Une même idéologie globale
Il faut pourtant nommer l’horreur. Selon Le Petit Robert, le terrorisme se caractérise par « l’emploi systématique de la violence pour atteindre un but politique ». Ce qui est très précisément la logique à laquelle obéissent ces tueries de masse. Certes, ces loups solitaires n’appartiennent pas à un mouvement structuré. Mais ils obéissent à une même idéologie globale, la défense de la civilisation chrétienne, blanche, cette vieille obsession en plein essor, nourrie par les discours populistes de dirigeants qui « alimentent un climat de peur et de haine, normalisant les sentiments racistes », comme l’a rappelé Barack Obama…
Dans son manifeste, le tueur d’El Paso dit s’être inspiré du massacre de Christchurch, en Nouvelle-Zélande, qui avait fait 51 morts dans une mosquée en mars dernier.

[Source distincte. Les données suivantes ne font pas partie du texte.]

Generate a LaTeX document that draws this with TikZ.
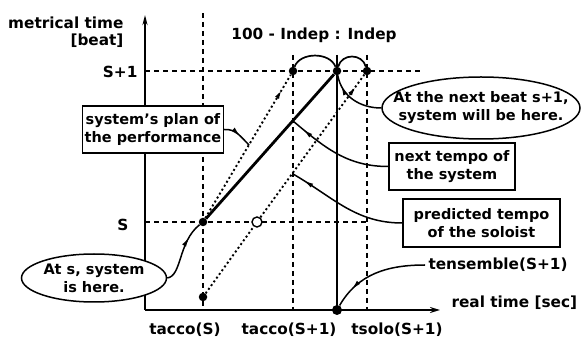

L’auteur présumé de cet assaut s’était lui-même déclaré motivé par le concept de « grand remplacement » forgé par l’écrivain français d’extrême droite très en vogue dans le milieu complotiste, Renaud Camus. Comme Daech, le terrorisme blanc forme aujourd’hui une nébuleuse mondiale, dont les membres, connectés sur les réseaux sociaux, appartiennent à une communauté virtuelle qui partage les mêmes valeurs racistes, sexistes et homophobes. C’est aujourd’hui la menace numéro un qui pèse sur le territoire américain, selon le FBI, alors que le terrorisme islamiste est en déclin dans les pays occidentaux. Reste à ne plus détourner le regard et à l’affronter.